Digital Financial Services (DFS) include additional risks over and above traditional financial risks. These additional risks emerge from:
- the dependence on technology
- use of digital devices
- interconnectivity of devices
- extensive agent networks
- new business models
- diverse customer bases.
Supervisors must understand how all these aspects modify existing risks in delivering financial services, as well as how they create new risks.
Understanding and working with the risks involved with supervision in DFS requires an approach referred to as risk-based supervision.
Risk-based supervision helps supervisors allocate limited resources effectively by systematically assessing and prioritising risks across DFS providers and DFS-related areas. It helps supervisors achieve statutory policy goals despite limited resources and skills. Through structured assessment and prioritisation, supervisors can adjust the intensity of their activities to achieve greater effectiveness and efficiency. This approach helps balance policy objectives related to inclusion, stability, integrity, competition, and consumer protection.
How risk-based supervision works in practice, and what criteria supervisors should use to prioritise risks and DFS providers, depends on certain key factors.
These include, among others:
- Country
- Sector
- Market size
- Number of customers
- Effects on vulnerable or excluded groups, such as low-income women
There is no single recipe for risk-based supervision or for the risk evaluation criteria supporting it.
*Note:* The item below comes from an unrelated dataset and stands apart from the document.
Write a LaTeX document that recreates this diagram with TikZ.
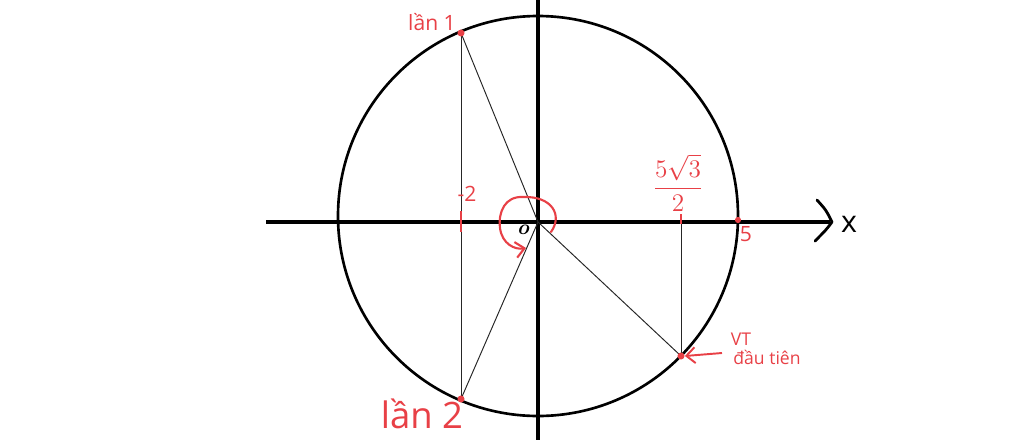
\documentclass[tikz,border=0pt]{standalone}
\usepackage{fontspec}
\newfontfamily\hand{Open Sans}
\usetikzlibrary{arrows.meta}
\definecolor{pen}{RGB}{232,64,70}
\tikzset{
  axis/.style={line width=2.4pt, black},
  circ/.style={line width=1.5pt, black},
  thin/.style={line width=0.55pt, black!85},
  redtxt/.style={text=pen, font=\hand, inner sep=0pt},
  dot/.style={circle, fill=pen, inner sep=0pt, minimum size=4pt},
  tick/.style={line width=1.3pt, pen}
}
\begin{document}
\begin{tikzpicture}[x=0.02cm,y=-0.02cm]
\useasboundingbox (0,0) rectangle (1024,440);
% axes
\coordinate (xl) at (266,222);
\coordinate (xr) at (830,222);
\coordinate (yt) at (538,0);
\coordinate (yb) at (538,440);
\coordinate (O) at (538,222);
\draw[axis] (xl) -- (xr);
\draw[axis] (yt) -- (yb);
\coordinate (a1) at (817,200);
\coordinate (a2) at (832,222);
\coordinate (a3) at (815,241);
\draw[line width=1.6pt, line cap=round, line join=round] (a1) .. controls (826,210) .. (a2) .. controls (826,230) .. (a3);
\node[font=\hand\LARGE, inner sep=0pt] (xlab) at (849,224) {x};
% circle
\coordinate (C) at (538,216);
\draw[circ] (C) circle [radius=200];
% points
\coordinate (P1) at (461,33);
\coordinate (P2) at (461,399);
\coordinate (VT) at (681,356);
\coordinate (F) at (681,222);
\coordinate (M) at (461,222);
\coordinate (R) at (738,220);
% thin lines
\draw[thin] (P1) -- (P2);
\draw[thin] (P1) -- (O);
\draw[thin] (O) -- (P2);
\draw[thin] (O) -- (VT);
\draw[thin] (VT) -- (F);
% ticks
\coordinate (m1) at (461,211);
\coordinate (m2) at (461,232);
\draw[tick] (m1) -- (m2);
\coordinate (f1) at (681,214);
\coordinate (f2) at (681,224);
\draw[tick] (f1) -- (f2);
% red dots
\node[dot] (d1) at (P1) {};
\node[dot] (d2) at (P2) {};
\node[dot] (d3) at (VT) {};
\node[dot, minimum size=3.5pt] (d4) at (R) {};
% labels
\node[redtxt, font=\hand\large] (l1) at (432,22) {lần 1};
\node[redtxt, font=\hand\huge] (l2) at (422,414) {lần 2};
\node[redtxt, font=\hand\large] (m2lab) at (467,194) {-2};
\node[redtxt, font=\Large] (frac) at (678,183) {$\displaystyle\frac{5\sqrt{3}}{2}$};
\node[redtxt, font=\hand\large] (five) at (746,234) {5};
\node[font=\bfseries\itshape\large, inner sep=0pt] (olab) at (523,230) {o};
\node[redtxt, font=\hand\normalsize] (vtl) at (741,339) {VT};
\node[redtxt, font=\hand\normalsize] (dtl) at (767,357) {đầu tiên};
\coordinate (ar1) at (722,353);
\draw[line width=1.1pt, pen, -{Straight Barb[length=5pt,width=9pt]}] (ar1) -- (d3.east);
% loop arrow
\coordinate (s0) at (551,232);
\coordinate (s1) at (523,197);
\coordinate (s2) at (500,228);
\coordinate (s3) at (526,248);
\draw[line width=1.2pt, pen, line cap=round, -{Straight Barb[length=5pt,width=9pt]}]
  (s0) .. controls (563,215) and (552,196) .. (s1)
       .. controls (505,196) and (498,212) .. (s2)
       .. controls (502,244) and (515,250) .. (s3);
\end{tikzpicture}
\end{document}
Supervisors must tailor both to their strategic objectives with those of the DFS providers they supervise.
Risk-based supervision requires supervisors to identify and measure the risks created by each provider’s DFS activities. Then, they need to estimate the potential impact and the likelihood that these identified risks will materialise. Supervisors need to understand the relative importance of various providers by conducting risk assessment at the market level, and the different risks within each provider, by conducting risk assessment at the provider level. Using this information, supervisors can tailor the type, scope, and depth of their activities.
A risk-based approach is especially critical amid fast-changing digital financial inclusion, where supervisors face challenges, including limited staffing and resources to oversee a rapidly expanding number of providers and customers, new business models and technologies, limited legal powers to obtain data, and inadequate analytical tools.
In this video, we discuss the five steps to follow to implement risk-based supervision that will foster inclusive DFS.
If you have trouble playing this video, you can access an alternative player here.
Reflection Questions for Discussion
Remember that one of the aims of this course is for you to apply what you learn to your own context. As in Module 1, we will continue to provide you with questions for reflection. These questions are specifically designed to get you to reflect on your country and context.
We encourage you to respond to these questions using the forum functionality, sharing your reflections and insights with your fellow students. In this way, we hope to encourage collaboration and the building of a community of practitioners.
Here are the first reflection questions:
- How does adopting a risk-based approach to supervision help supervisors manage the growing complexity of DFS?
- What challenges might supervisors face when developing and implementing a risk assessment methodology for DFS providers?